I reached my ultimate of flinching recently, when a cheerful server delivered my dessert of ice cream and soda. She announced, in a voice no doubt cultivated for her younger ice cream patrons: "Here you are. ROOT BEER FLOAT!"
Tell me, please, what standard does good etiquette require with respect to sound with service?
A. For some time now, Miss Manners has tried in vain to convince both service people and those whom they serve that impersonality--the fiction that neither is aware of the human qualities of the other--is more in their mutual interest than the even more absurd fiction that they are just social acquaintances, one of whom happens to be doing a service and the other who happens to be receiving it.
A truly dignified person may well be employed in waiting on tables--but he or she would not dream of renting out a show of friendship into the bargain.
In Miss Manner's experience, the expense of the restaurant makes no difference: In what you call the "finer" ones, there are just extra people, such as wine stewards and headwaiters, to interrupt the thoughts or conversation of the diners.
The only solution for you, short of opening your own restaurant or school for waiters, is to refuse to follow the natural impulse one has to answer every remark.
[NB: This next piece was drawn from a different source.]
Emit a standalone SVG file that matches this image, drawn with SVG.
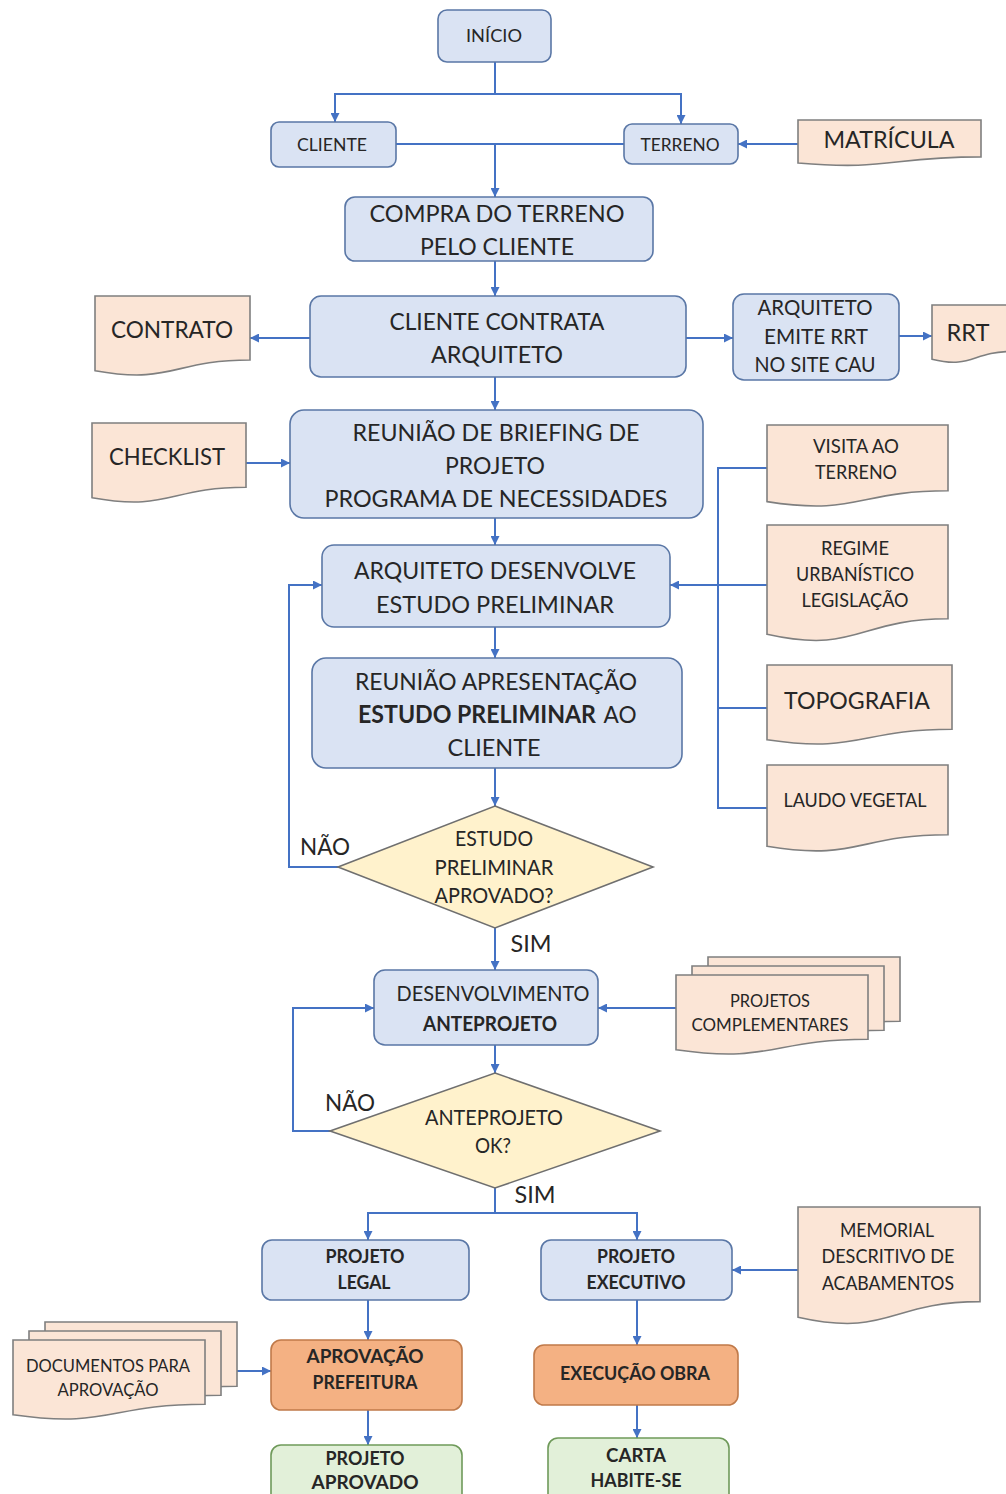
<svg xmlns="http://www.w3.org/2000/svg" width="1006" height="1494" viewBox="0 0 1006 1494">
<defs>
<marker id="arr" viewBox="0 0 10 10" refX="10" refY="5" markerWidth="9" markerHeight="9" markerUnits="userSpaceOnUse" orient="auto">
<path d="M0,0 L10,5 L0,10 z" fill="#4472c4"/>
</marker>
<style>
text{font-family:Lato,"Open Sans","Liberation Sans",sans-serif;fill:#262626;text-anchor:middle;}
.b{font-weight:bold;}
.blue{fill:#dae3f3;stroke:#5a77a6;stroke-width:1.6;}
.doc{fill:#fbe5d6;stroke:#7f7f7f;stroke-width:1.6;}
.dia{fill:#fff2cc;stroke:#6f6f6f;stroke-width:1.6;}
.org{fill:#f4b183;stroke:#c07a4a;stroke-width:1.6;}
.grn{fill:#e2f0d9;stroke:#6f9a5a;stroke-width:1.6;}
.c path{fill:none;stroke:#4472c4;stroke-width:2;}
.c .a{marker-end:url(#arr);}
</style>
</defs>
<rect width="1006" height="1494" fill="#ffffff"/>

<g class="c" id="connectors">
<path class="a" d="M495 62 V94 H335 V122"/>
<path class="a" d="M495 94 H681 V124"/>
<path class="a" d="M798 144 H738"/>
<path d="M396 144 H624"/>
<path class="a" d="M495 144 V197"/>
<path class="a" d="M495 261 V296"/>
<path class="a" d="M310 338 H250"/>
<path class="a" d="M686 338 H733"/>
<path class="a" d="M899 336 H932"/>
<path class="a" d="M495 377 V410"/>
<path class="a" d="M246 463 H290"/>
<path class="a" d="M495 518 V545"/>
<path d="M767 468 H718 V808 H767"/>
<path d="M767 585 H718"/>
<path d="M767 708 H718"/>
<path class="a" d="M718 585 H670"/>
<path class="a" d="M495 627 V658"/>
<path class="a" d="M495 768 V806"/>
<path class="a" d="M338 867 H289 V585 H322"/>
<path class="a" d="M495 928 V970"/>
<path class="a" d="M676 1008 H598"/>
<path class="a" d="M495 1045 V1073"/>
<path class="a" d="M330 1131 H293 V1008 H374"/>
<path class="a" d="M495 1188 V1213 H368 V1240"/>
<path class="a" d="M495 1213 H637 V1240"/>
<path class="a" d="M798 1270 H732"/>
<path class="a" d="M368 1300 V1340"/>
<path class="a" d="M237 1371 H271"/>
<path class="a" d="M368 1410 V1445"/>
<path class="a" d="M637 1300 V1345"/>
<path class="a" d="M637 1405 V1438"/>
</g>

<g id="inicio"><rect class="blue" x="438" y="10" width="113" height="52" rx="9"/>
<text x="494" y="41.5" font-size="18" textLength="56" lengthAdjust="spacingAndGlyphs">INÍCIO</text></g>

<g id="cliente"><rect class="blue" x="271" y="122" width="125" height="45" rx="8"/>
<text x="332" y="150.5" font-size="18" textLength="70" lengthAdjust="spacingAndGlyphs">CLIENTE</text></g>

<g id="terreno"><rect class="blue" x="624" y="124" width="114" height="40" rx="8"/>
<text x="680" y="150.5" font-size="18" textLength="79" lengthAdjust="spacingAndGlyphs">TERRENO</text></g>

<g id="matricula"><path class="doc" d="M798 120 H981 V156.9 C889.5 156.9 889.5 170.9 798 163 Z"/>
<text x="889" y="147.6" font-size="24" textLength="131" lengthAdjust="spacingAndGlyphs">MATRÍCULA</text></g>

<g id="compra"><rect class="blue" x="345" y="197" width="308" height="64" rx="10"/>
<text x="497" y="221.6" font-size="24" textLength="255" lengthAdjust="spacingAndGlyphs">COMPRA DO TERRENO</text>
<text x="497" y="254.6" font-size="24" textLength="154" lengthAdjust="spacingAndGlyphs">PELO CLIENTE</text></g>

<g id="contrato"><path class="doc" d="M95 296 H250 V360 C172.5 360 172.5 384.6 95 370.7 Z"/>
<text x="172" y="337.6" font-size="24" textLength="122" lengthAdjust="spacingAndGlyphs">CONTRATO</text></g>

<g id="contrata"><rect class="blue" x="310" y="296" width="376" height="81" rx="11"/>
<text x="497" y="329.6" font-size="24" textLength="215" lengthAdjust="spacingAndGlyphs">CLIENTE CONTRATA</text>
<text x="497" y="362.6" font-size="24" textLength="132" lengthAdjust="spacingAndGlyphs">ARQUITETO</text></g>

<g id="emite"><rect class="blue" x="733" y="294" width="166" height="86" rx="11"/>
<text x="815" y="314.6" font-size="21" textLength="115" lengthAdjust="spacingAndGlyphs">ARQUITETO</text>
<text x="816" y="343.6" font-size="21" textLength="104" lengthAdjust="spacingAndGlyphs">EMITE RRT</text>
<text x="815" y="371.6" font-size="21" textLength="121" lengthAdjust="spacingAndGlyphs">NO SITE CAU</text></g>

<g id="rrt"><path class="doc" d="M932 305 H1012 V351.5 C972 351.5 972 369.2 932 359.2 Z"/>
<text x="968" y="340.6" font-size="24" textLength="43" lengthAdjust="spacingAndGlyphs">RRT</text></g>

<g id="checklist"><path class="doc" d="M92 423 H246 V487.2 C169 487.2 169 511.6 92 497.7 Z"/>
<text x="167" y="464.6" font-size="24" textLength="116" lengthAdjust="spacingAndGlyphs">CHECKLIST</text></g>

<g id="briefing"><rect class="blue" x="290" y="410" width="413" height="108" rx="14"/>
<text x="496" y="440.6" font-size="24" textLength="287" lengthAdjust="spacingAndGlyphs">REUNIÃO DE BRIEFING DE</text>
<text x="495" y="473.6" font-size="24" textLength="100" lengthAdjust="spacingAndGlyphs">PROJETO</text>
<text x="496" y="506.6" font-size="24" textLength="343" lengthAdjust="spacingAndGlyphs">PROGRAMA DE NECESSIDADES</text></g>

<g id="visita"><path class="doc" d="M767 425 H948 V490.8 C857.5 490.8 857.5 515.8 767 501.6 Z"/>
<text x="856" y="452.8" font-size="19" textLength="86" lengthAdjust="spacingAndGlyphs">VISITA AO</text>
<text x="856" y="478.8" font-size="19" textLength="82" lengthAdjust="spacingAndGlyphs">TERRENO</text></g>

<g id="desenvolve"><rect class="blue" x="322" y="545" width="348" height="82" rx="12"/>
<text x="495" y="578.6" font-size="24" textLength="282" lengthAdjust="spacingAndGlyphs">ARQUITETO DESENVOLVE</text>
<text x="495" y="612.6" font-size="24" textLength="238" lengthAdjust="spacingAndGlyphs">ESTUDO PRELIMINAR</text></g>

<g id="regime"><path class="doc" d="M767 525 H948 V618.8 C857.5 618.8 857.5 654.5 767 634.3 Z"/>
<text x="855" y="554.8" font-size="19" textLength="68" lengthAdjust="spacingAndGlyphs">REGIME</text>
<text x="855" y="580.8" font-size="19" textLength="118" lengthAdjust="spacingAndGlyphs">URBANÍSTICO</text>
<text x="855" y="606.8" font-size="19" textLength="107" lengthAdjust="spacingAndGlyphs">LEGISLAÇÃO</text></g>

<g id="topografia"><path class="doc" d="M767 665 H952 V729.2 C859.5 729.2 859.5 753.6 767 739.7 Z"/>
<text x="857" y="708.6" font-size="24" textLength="146" lengthAdjust="spacingAndGlyphs">TOPOGRAFIA</text></g>

<g id="laudo"><path class="doc" d="M767 765 H948 V834.8 C857.5 834.8 857.5 861.3 767 846.3 Z"/>
<text x="855" y="806.8" font-size="19" textLength="143" lengthAdjust="spacingAndGlyphs">LAUDO VEGETAL</text></g>

<g id="apresentacao"><rect class="blue" x="312" y="658" width="370" height="110" rx="14"/>
<text x="496" y="689.6" font-size="24" textLength="282" lengthAdjust="spacingAndGlyphs">REUNIÃO APRESENTAÇÃO</text>
<text class="b" x="477" y="722.6" font-size="24" textLength="238" lengthAdjust="spacingAndGlyphs">ESTUDO PRELIMINAR</text>
<text x="620" y="722.6" font-size="24" textLength="33" lengthAdjust="spacingAndGlyphs">AO</text>
<text x="494" y="755.6" font-size="24" textLength="93" lengthAdjust="spacingAndGlyphs">CLIENTE</text></g>

<g id="decisao1"><path class="dia" d="M495 806 L653 867 L495 928 L338 867 Z"/>
<text x="494" y="845.6" font-size="21" textLength="78" lengthAdjust="spacingAndGlyphs">ESTUDO</text>
<text x="494" y="874.6" font-size="21" textLength="119" lengthAdjust="spacingAndGlyphs">PRELIMINAR</text>
<text x="494" y="902.6" font-size="21" textLength="119" lengthAdjust="spacingAndGlyphs">APROVADO?</text></g>

<g id="labels">
<text x="325" y="854.6" font-size="24" textLength="50" lengthAdjust="spacingAndGlyphs">NÃO</text>
<text x="531" y="951.6" font-size="24" textLength="41" lengthAdjust="spacingAndGlyphs">SIM</text>
<text x="350" y="1110.6" font-size="24" textLength="50" lengthAdjust="spacingAndGlyphs">NÃO</text>
<text x="535" y="1202.6" font-size="24" textLength="41" lengthAdjust="spacingAndGlyphs">SIM</text>
</g>

<g id="anteprojeto"><rect class="blue" x="374" y="970" width="224" height="75" rx="11"/>
<text x="493" y="1000.6" font-size="21" textLength="193" lengthAdjust="spacingAndGlyphs">DESENVOLVIMENTO</text>
<text class="b" x="490" y="1030.6" font-size="21" textLength="134" lengthAdjust="spacingAndGlyphs">ANTEPROJETO</text></g>

<g id="complementares">
<path class="doc" d="M708 957 H900 V1021.2 C804 1021.2 804 1045.6 708 1031.7 Z"/>
<path class="doc" d="M692 966 H884 V1030.2 C788 1030.2 788 1054.6 692 1040.7 Z"/>
<path class="doc" d="M676 975 H868 V1039.2 C772 1039.2 772 1063.6 676 1049.7 Z"/>
<text x="770" y="1007" font-size="17" textLength="80" lengthAdjust="spacingAndGlyphs">PROJETOS</text>
<text x="770" y="1031" font-size="17" textLength="157" lengthAdjust="spacingAndGlyphs">COMPLEMENTARES</text></g>

<g id="decisao2"><path class="dia" d="M495 1073 L660 1131 L495 1188 L330 1131 Z"/>
<text x="494" y="1124.6" font-size="21" textLength="138" lengthAdjust="spacingAndGlyphs">ANTEPROJETO</text>
<text x="493" y="1152.6" font-size="21" textLength="36" lengthAdjust="spacingAndGlyphs">OK?</text></g>

<g id="legal"><rect class="blue" x="262" y="1240" width="207" height="60" rx="10"/>
<text class="b" x="365" y="1262.8" font-size="19" textLength="79" lengthAdjust="spacingAndGlyphs">PROJETO</text>
<text class="b" x="364" y="1288.8" font-size="19" textLength="53" lengthAdjust="spacingAndGlyphs">LEGAL</text></g>

<g id="executivo"><rect class="blue" x="541" y="1240" width="191" height="60" rx="10"/>
<text class="b" x="636" y="1262.8" font-size="19" textLength="78" lengthAdjust="spacingAndGlyphs">PROJETO</text>
<text class="b" x="636" y="1288.8" font-size="19" textLength="99" lengthAdjust="spacingAndGlyphs">EXECUTIVO</text></g>

<g id="memorial"><path class="doc" d="M798 1207 H980 V1301.6 C889 1301.6 889 1337.6 798 1317.2 Z"/>
<text x="887" y="1236.8" font-size="19" textLength="94" lengthAdjust="spacingAndGlyphs">MEMORIAL</text>
<text x="888" y="1262.8" font-size="19" textLength="133" lengthAdjust="spacingAndGlyphs">DESCRITIVO DE</text>
<text x="888" y="1289.8" font-size="19" textLength="132" lengthAdjust="spacingAndGlyphs">ACABAMENTOS</text></g>

<g id="documentos">
<path class="doc" d="M45 1322 H237 V1386.2 C141 1386.2 141 1410.6 45 1396.7 Z"/>
<path class="doc" d="M29 1331 H221 V1395.2 C125 1395.2 125 1419.6 29 1405.7 Z"/>
<path class="doc" d="M13 1340 H205 V1404.2 C109 1404.2 109 1428.6 13 1414.7 Z"/>
<text x="108" y="1372" font-size="17" textLength="164" lengthAdjust="spacingAndGlyphs">DOCUMENTOS PARA</text>
<text x="108" y="1396" font-size="17" textLength="101" lengthAdjust="spacingAndGlyphs">APROVAÇÃO</text></g>

<g id="prefeitura"><rect class="org" x="271" y="1340" width="191" height="70" rx="10"/>
<text class="b" x="365" y="1362.8" font-size="19" textLength="117" lengthAdjust="spacingAndGlyphs">APROVAÇÃO</text>
<text class="b" x="365" y="1388.8" font-size="19" textLength="105" lengthAdjust="spacingAndGlyphs">PREFEITURA</text></g>

<g id="obra"><rect class="org" x="534" y="1345" width="204" height="60" rx="10"/>
<text class="b" x="635" y="1379.8" font-size="19" textLength="150" lengthAdjust="spacingAndGlyphs">EXECUÇÃO OBRA</text></g>

<g id="aprovado"><rect class="grn" x="271" y="1445" width="191" height="60" rx="10"/>
<text class="b" x="365" y="1464.8" font-size="19" textLength="79" lengthAdjust="spacingAndGlyphs">PROJETO</text>
<text class="b" x="365" y="1488.8" font-size="19" textLength="107" lengthAdjust="spacingAndGlyphs">APROVADO</text></g>

<g id="habite"><rect class="grn" x="548" y="1438" width="181" height="66" rx="10"/>
<text class="b" x="636" y="1461.8" font-size="19" textLength="60" lengthAdjust="spacingAndGlyphs">CARTA</text>
<text class="b" x="636" y="1486.8" font-size="19" textLength="91" lengthAdjust="spacingAndGlyphs">HABITE-SE</text></g>
</svg>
There is nothing rude about continuing to read while you are being served, and "ROOT BEER FLOAT!" is not a remark that requires a reply.
Q. First, how do you tell a friend who is sensitive and only wears cotton, that she needs to wear a slip under her skirt or dress?
Second, am I out of line if I try to tell her?
A. How close is the friendship, and how transparent is the skirt?
Miss Manners' rule for calling the accidents of others to their attention is that if it can be immediately corrected, you do; if it cannot, you don't. This is known informally as the You Have Spinach On Your Teeth law.
If you are at your friend's house, where she can put on a slip, you may, if you know her well, say, "Do you really want to look that sexy? Your skirt is a little on the revealing side." You may not, however, announce this to her in the middle of American Studies class.